I actually find observing my own cognitive biases at work more interesting than the underlying story. I know for a fact that my interpretation is driven to some greater or lesser extent by my own confirmation bias. Sadly, being aware of one's own cognitive biases doesn't generally counter the effect. The best I can do is to try to keep an eye on the facts and at least limit myself to beliefs that don't contradict them. For example, why do I believe that the NYT statement is dishonest but the Tucker statement is honest? Firstly of course my cognitive bias runs that way. However I do believe the circumstantial evidence really does support my belief. Tucker was able to name the specific people involved in the alleged cancelled story which implies that either there was a cancelled story or he just made up some names.
> For example, why do I believe that the NYT statement is dishonest but the Tucker statement is honest?
Because Tucker Carson says all sorts of racist dog-whistle stuff? And, I don’t know if Carlson apologizes or officially retracts statements when they’re proven false but I know The NY Times makes a consistent effort to do so.

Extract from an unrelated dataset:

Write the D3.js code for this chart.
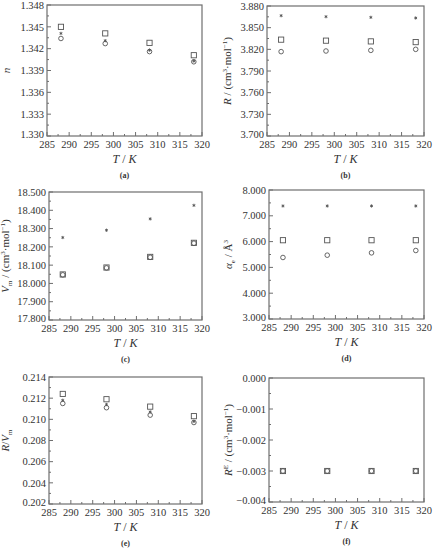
<!DOCTYPE html>
<html>
<head>
<meta charset="utf-8">
<script src="https://cdn.jsdelivr.net/npm/d3@7"></script>
<style>
  body { margin: 0; background: #fff; }
  svg text { font-family: "Liberation Serif", "DejaVu Serif", serif; fill: #333; }
</style>
</head>
<body>
<div id="chart"></div>
<script>
// temperatures (K)
var temps = [288.15, 298.15, 308.15, 318.15];
var xTicks = [285, 290, 295, 300, 305, 310, 315, 320];

// (a) refractive index n
var nSquare = [1.3450, 1.3441, 1.3428, 1.3411];
var nStar   = [1.3441, 1.3431, 1.3418, 1.3403];
var nCircle = [1.3434, 1.3427, 1.3416, 1.3402];

// (b) molar refraction R
var rStar   = [3.8666, 3.8652, 3.8643, 3.8634];
var rSquare = [3.8334, 3.8320, 3.8310, 3.8300];
var rCircle = [3.8168, 3.8177, 3.8186, 3.8200];

// (c) molar volume Vm
var vStar   = [18.251, 18.291, 18.353, 18.427];
var vSquare = [18.049, 18.087, 18.145, 18.222];
var vCircle = [18.047, 18.085, 18.143, 18.220];

// (d) polarizability
var aStar   = [7.381, 7.381, 7.381, 7.381];
var aSquare = [6.054, 6.054, 6.054, 6.054];
var aCircle = [5.384, 5.474, 5.564, 5.655];

// (e) R/Vm
var fSquare = [0.2124, 0.2119, 0.2112, 0.2103];
var fStar   = [0.2118, 0.2114, 0.2107, 0.2098];
var fCircle = [0.2115, 0.2111, 0.2104, 0.2097];

// (f) excess refraction
var eSquare = [-0.003, -0.003, -0.003, -0.003];
var eCircle = [-0.003, -0.003, -0.003, -0.003];

var panels = [
  {id: "(a)", x0: 47, x1: 202, y0: 5, y1: 136, dom: [1.330, 1.348], step: 0.003,
   yl: ["n"], ylx: 10, series: [["square", nSquare], ["star", nStar], ["circle", nCircle]]},
  {id: "(b)", x0: 267, x1: 424, y0: 6, y1: 136, dom: [3.700, 3.880], step: 0.03,
   yl: ["R", " / (cm", "3", "·mol", "−1", ")"], ylx: 231, series: [["star", rStar], ["square", rSquare], ["circle", rCircle]]},
  {id: "(c)", x0: 49, x1: 202, y0: 192, y1: 320, dom: [17.8, 18.5], step: 0.1,
   yl: ["V", "m", " / (cm", "3", "·mol", "−1", ")"], ylx: 9, series: [["star", vStar], ["square", vSquare], ["circle", vCircle]]},
  {id: "(d)", x0: 269, x1: 424, y0: 190, y1: 319, dom: [3, 8], step: 1,
   yl: ["α", "e", " / Å", "3"], ylx: 232, series: [["star", aStar], ["square", aSquare], ["circle", aCircle]]},
  {id: "(e)", x0: 49, x1: 202, y0: 377, y1: 504, dom: [0.202, 0.214], step: 0.002,
   yl: ["R", "/", "V", "m"], ylx: 9, series: [["square", fSquare], ["star", fStar], ["circle", fCircle]]},
  {id: "(f)", x0: 269, x1: 424, y0: 378, y1: 502, dom: [-0.004, 0], step: 0.001,
   yl: ["R", "E", " / (cm", "3", "·mol", "−1", ")"], ylx: 232, series: [["square", eSquare], ["circle", eCircle]]}
];

// how each label piece is styled: italic / sub / sup
var labelStyle = {
  "n": "i", "R": "i", "V": "i", "α": "i", "m": "sub", "e": "sub", "E": "sup", "3": "sup", "−1": "sup"
};

var svg = d3.select("#chart").append("svg")
    .attr("width", 434)
    .attr("height", 550);

var axisColor = "#6e6e6e";
var markColor = "#555";

panels.forEach(function(p) {
  var x = d3.scaleLinear().domain([285, 320]).range([p.x0, p.x1]);
  var y = d3.scaleLinear().domain(p.dom).range([p.y1, p.y0]);
  var g = svg.append("g");

  var nMaj = Math.round((p.dom[1] - p.dom[0]) / p.step);
  var yMajor = d3.range(nMaj + 1).map(function(i) { return p.dom[0] + i * p.step; });
  var yMinor = d3.range(nMaj).map(function(i) { return p.dom[0] + (i + 0.5) * p.step; });
  var xMinor = d3.range(7).map(function(i) { return 287.5 + i * 5; });

  // frame
  g.append("rect")
    .attr("x", p.x0).attr("y", p.y0)
    .attr("width", p.x1 - p.x0).attr("height", p.y1 - p.y0)
    .attr("fill", "none").attr("stroke", axisColor).attr("stroke-width", 1.2);

  // inward ticks
  g.selectAll(".ymaj").data(yMajor).enter().append("line")
    .attr("x1", p.x0).attr("x2", p.x0 + 4)
    .attr("y1", function(d) { return y(d); }).attr("y2", function(d) { return y(d); })
    .attr("stroke", axisColor);
  g.selectAll(".ymin").data(yMinor).enter().append("line")
    .attr("x1", p.x0).attr("x2", p.x0 + 2)
    .attr("y1", function(d) { return y(d); }).attr("y2", function(d) { return y(d); })
    .attr("stroke", axisColor);
  g.selectAll(".xmaj").data(xTicks).enter().append("line")
    .attr("x1", function(d) { return x(d); }).attr("x2", function(d) { return x(d); })
    .attr("y1", p.y1).attr("y2", p.y1 - 4)
    .attr("stroke", axisColor);
  g.selectAll(".xmin").data(xMinor).enter().append("line")
    .attr("x1", function(d) { return x(d); }).attr("x2", function(d) { return x(d); })
    .attr("y1", p.y1).attr("y2", p.y1 - 2)
    .attr("stroke", axisColor);

  // tick labels
  g.selectAll(".yl").data(yMajor).enter().append("text")
    .attr("x", p.x0 - 3)
    .attr("y", function(d, i) { return y(d) - (i === 0 ? 2 : 0); })
    .attr("dy", "0.35em")
    .attr("text-anchor", "end")
    .style("font-size", "10.5px")
    .text(function(d) { return d3.format(".3f")(d).replace("-", "−"); });
  g.selectAll(".xl").data(xTicks).enter().append("text")
    .attr("x", function(d) { return x(d); })
    .attr("y", p.y1 + 12)
    .attr("text-anchor", "middle")
    .style("font-size", "10.5px")
    .text(function(d) { return d; });

  // x title
  var xt = g.append("text")
    .attr("x", (p.x0 + p.x1) / 2)
    .attr("y", p.y1 + 27)
    .attr("text-anchor", "middle")
    .style("font-size", "12px");
  xt.append("tspan").style("font-style", "italic").text("T");
  xt.append("tspan").text(" / ");
  xt.append("tspan").style("font-style", "italic").text("K");

  // panel id
  g.append("text")
    .attr("x", (p.x0 + p.x1) / 2)
    .attr("y", p.y1 + 42)
    .attr("text-anchor", "middle")
    .style("font-size", "8px")
    .style("font-weight", "bold")
    .text(p.id);

  // y title, sub/sup done with dy so it works in rotated text
  var yt = g.append("text")
    .attr("transform", "translate(" + p.ylx + "," + ((p.y0 + p.y1) / 2) + ") rotate(-90)")
    .attr("text-anchor", "middle")
    .attr("dy", "0.35em")
    .style("font-size", "11px");
  var shift = 0;
  p.yl.forEach(function(s) {
    var st = labelStyle[s];
    var target = st === "sub" ? 2.5 : (st === "sup" ? -4 : 0);
    var t = yt.append("tspan").text(s).attr("dy", target - shift);
    shift = target;
    if (st === "i") t.style("font-style", "italic");
    if (st === "sub" || st === "sup") t.style("font-size", "7px");
  });

  // markers
  p.series.forEach(function(s) {
    var kind = s[0], vals = s[1];
    var pts = vals.map(function(v, i) { return [temps[i], v]; });
    var sel = g.selectAll(".m-" + kind).data(pts).enter();
    if (kind === "square") {
      sel.append("rect")
        .attr("x", function(d) { return x(d[0]) - 2.6; })
        .attr("y", function(d) { return y(d[1]) - 2.6; })
        .attr("width", 5.2).attr("height", 5.2)
        .attr("fill", "none").attr("stroke", markColor).attr("stroke-width", 0.9);
    } else if (kind === "circle") {
      sel.append("circle")
        .attr("cx", function(d) { return x(d[0]); })
        .attr("cy", function(d) { return y(d[1]); })
        .attr("r", 2.3)
        .attr("fill", "none").attr("stroke", markColor).attr("stroke-width", 0.9);
    } else {
      sel.append("path")
        .attr("transform", function(d) { return "translate(" + x(d[0]) + "," + y(d[1]) + ")"; })
        .attr("d", d3.symbol(d3.symbolAsterisk, 7))
        .attr("fill", "none").attr("stroke", markColor).attr("stroke-width", 0.9);
    }
  });
});
</script>
</body>
</html>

And, Carlson is a talking head and The NY Times is a newspaper that has one of the stronger reputations for fact checking?
He claimed that they would "show where he lived," not necessarily publish his address. I don't believe the Times would publish his address, but I do believe they might put enough information in the article to make it easy to figure out.

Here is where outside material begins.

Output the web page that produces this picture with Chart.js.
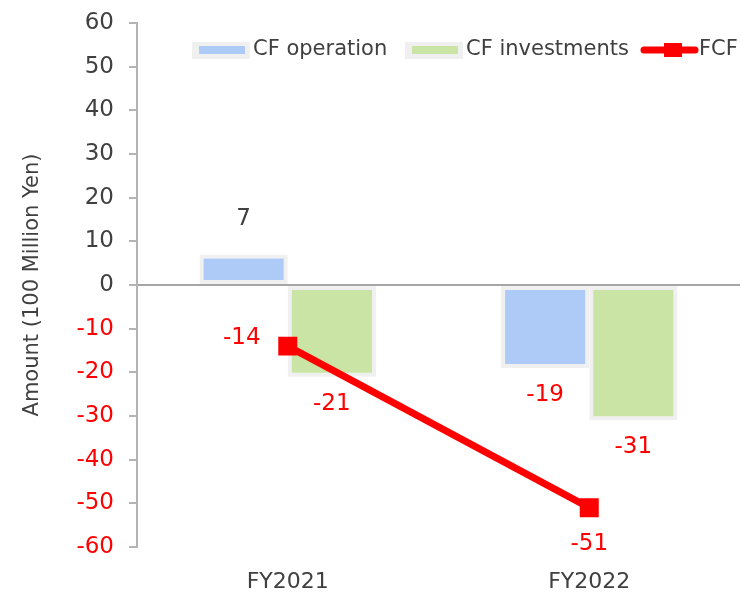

I have to imagine the NYT staff, as biased and (IMO) as poor as they are at news-writing, must take no pleasure in being asked to doxx subjects of their stories on the arbitrary and capricious whims of management. Most journalists I know are good people, even when they perpetuate a bad system. They tend to be quite left and sometimes (many times) blindly biased, yet pursuit of the truth is the main goal for the bulk of journalists. Most editors, by contrast, seem genuinely terrible. They thwart honest journalists at every opportunity to sell something fake but salacious. (Something similar can be observed about academia and the faculty vis-a-vis the deans and university administration.)
I imagine many in the NYT are looking at Carlson or Scott Alexander and are saying, "hmm, would I want my own personal details published?"
Without dismissing your experience, I want to offer a counter-anecdote.
I'm occasionally doing PR for a local branch of the Chaos Computer Club, a German NGO that's like a mashup of the EFF and a hackerspace network. I encounter journalists when they ask me to appear on a radio show or give soundbites for a TV segment. My experiences have all been positive so far. The journalists that I have worked with appreciate that I can present technical topics in a succinct manner that's understandable to their audience. And I haven't had any experiences where they tried to twist my words during editing, though admittedly I haven't talked to them about particularly politically charged topics yet. (Most engagements were for segments that gave general advice on data protection and IT security.)
Does that make you a horrible person? It's not the most flattering character trait, but in my experience, all of humanity has some appetite for the salacious.
I was told by the author of the New Yorker piece that the article is still on track. I don't think they paused it because of the controversy, these things just take longer than people think.